- Walt converses with the captive Krazy-8 in Jesse's basement.
- Episode no.: Season 1 Episode 3
- Directed by: Adam Bernstein
- Written by: Vince Gilligan
- Cinematography by: Rey Villalobos
- Editing by: Kelley Dixon
- Original air date: February 10, 2008
- Running time: 48 minutes

Guest appearances
- Max Arciniega as Krazy-8; Jessica Hecht as Gretchen Schwartz; Steven Michael Quezada as Steven Gomez; Carmen Serano as Carmen Molina; Julia Minesci as Wendy;

Episode chronology
| ← Previous "Cat's in the Bag..." | Next → "Cancer Man" |
- Breaking Bad season 1

= ...And the Bag's in the River =

"...And the Bag's in the River" is the third episode of the first season of the American television drama series Breaking Bad. Written by Vince Gilligan and directed by Adam Bernstein, it aired on AMC in the United States on February 10, 2008.

== Plot ==
Walt and Jesse clean up the bloody remains of Emilio while Krazy-8 remains locked up in the basement. While talking with Walt, Krazy-8 reveals that Jesse told him and Emilio about Walt's personal life. Walt then confronts Jesse, while the latter is smoking meth. Jesse angrily berates Walt for not performing his agreed upon task before driving away in a rage. Meanwhile, Skyler tells Marie that she is working on a new short story with a stoner character in it, and she asks her about marijuana. Marie assumes that Skyler thinks Walt Jr. is smoking pot, but Skyler insists that she was just talking about her story. Marie asks Hank to scare Walt Jr. straight, leading him to bring Walt Jr. to a motel to show how meth has corroded the teeth of a prostitute.

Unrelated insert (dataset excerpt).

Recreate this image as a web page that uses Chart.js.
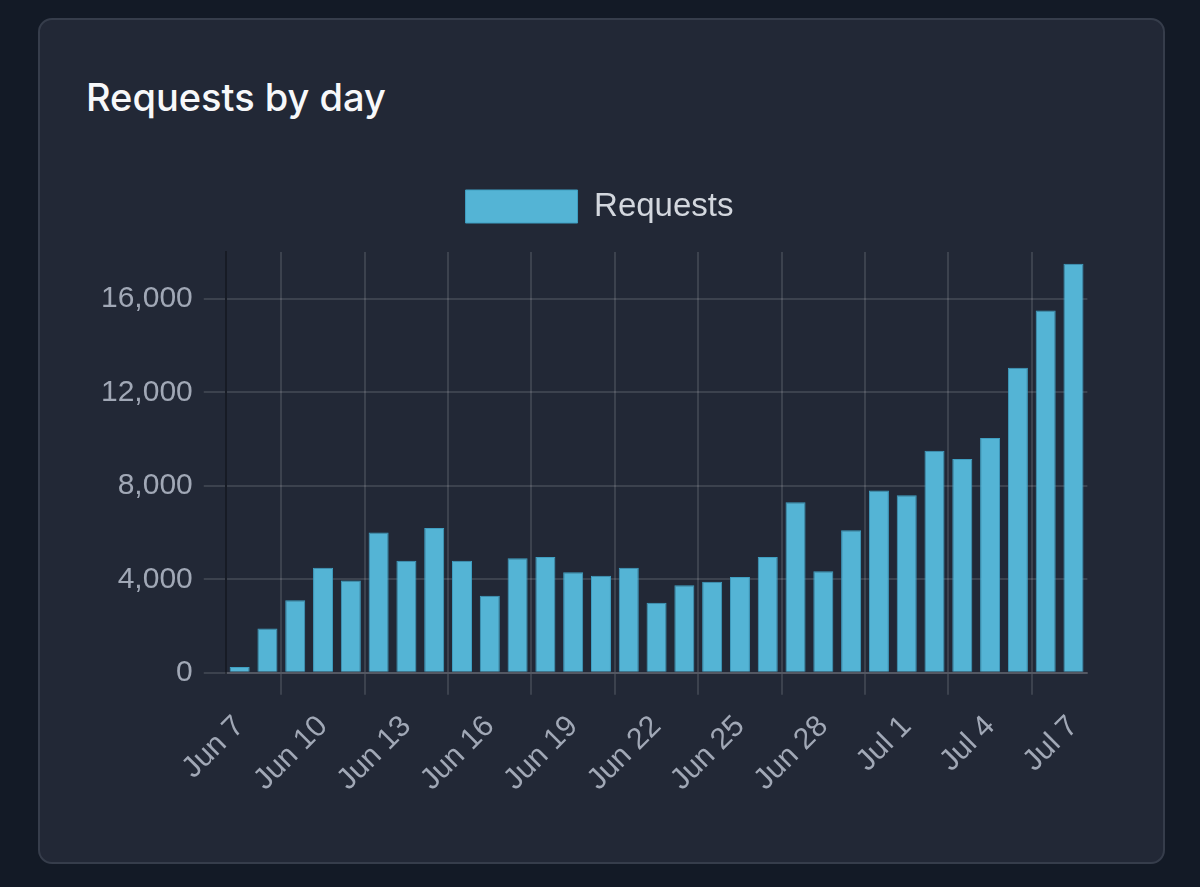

Still at Jesse's house, Walt phones Skyler to apologize for still being out late, falsely claiming that he is working over at the car wash. Skyler informs Walt that she knows he quit his job there two weeks previously and angrily tells him to not come home. Walt weighs the pros and cons of killing Krazy-8. While delivering food to him, Walt suffers a violent coughing fit and collapses on the basement floor, the plate holding the food shattering on the concrete floor. After he regains consciousness, Walt sadly reveals to Krazy-8 that he has lung cancer. Feeling a bond with Krazy-8 from their conversation, Walt decides to let him go. While retrieving the key to the bike lock which is holding Krazy-8 captive, Walt realizes that there is a large shard missing from the broken plate, hinting that Krazy-8 obtained it while Walt was unconscious and plans to use it as a weapon. Walt tearfully confronts him, only for Krazy-8 to attack him with the broken piece of plate, forcing Walt to garrote him to death with the bike lock. Krazy-8 manages to stab him in the leg with the shard of plate during the struggle. Walt returns home to find Skyler sitting on the bed crying. He says he has something to tell her.

Meanwhile, Hank and several DEA agents discover the cook site in the desert along with Krazy-8's car. Inside the car, they find the small bag of crystal meth cooked by Walt. The family of Native Americans shares the lab mask the young girl found in the previous episode.

== Production ==
The episode was written by Vince Gilligan, and directed by Adam Bernstein; it aired on AMC in the United States and Canada on February 10, 2008.

The episode title is a part of a line from the 1957 film Sweet Smell of Success, in which a character reports that he resolved an issue. It means that Walt kills Krazy-8.

J.J. Hunsecker: "That means you've got a plan. Can you deliver?"
Sidney Falco: "Tonight, before you go to bed. The cat's in the bag and the bag's in the river."

== Critical reception ==
Seth Amitin of IGN gave the episode a rating of 8.9 out of 10 commenting: "If you put every episode of every TV show in existence and rolled it up into one giant ball, we doubt you'd come out with anything as intense as that one minute of television where Walt killed Crazy-8[sic]." Donna Bowman of The A.V. Club gave the episode an "A−", saying: "All the heavy stuff I loved so much and described above -- yet this was also an episode full of hilarious lines."

In 2019, The Ringer ranked "...And the Bag's in the River" as the 10th best out of the 62 total Breaking Bad episodes. Vulture ranked it 22nd overall.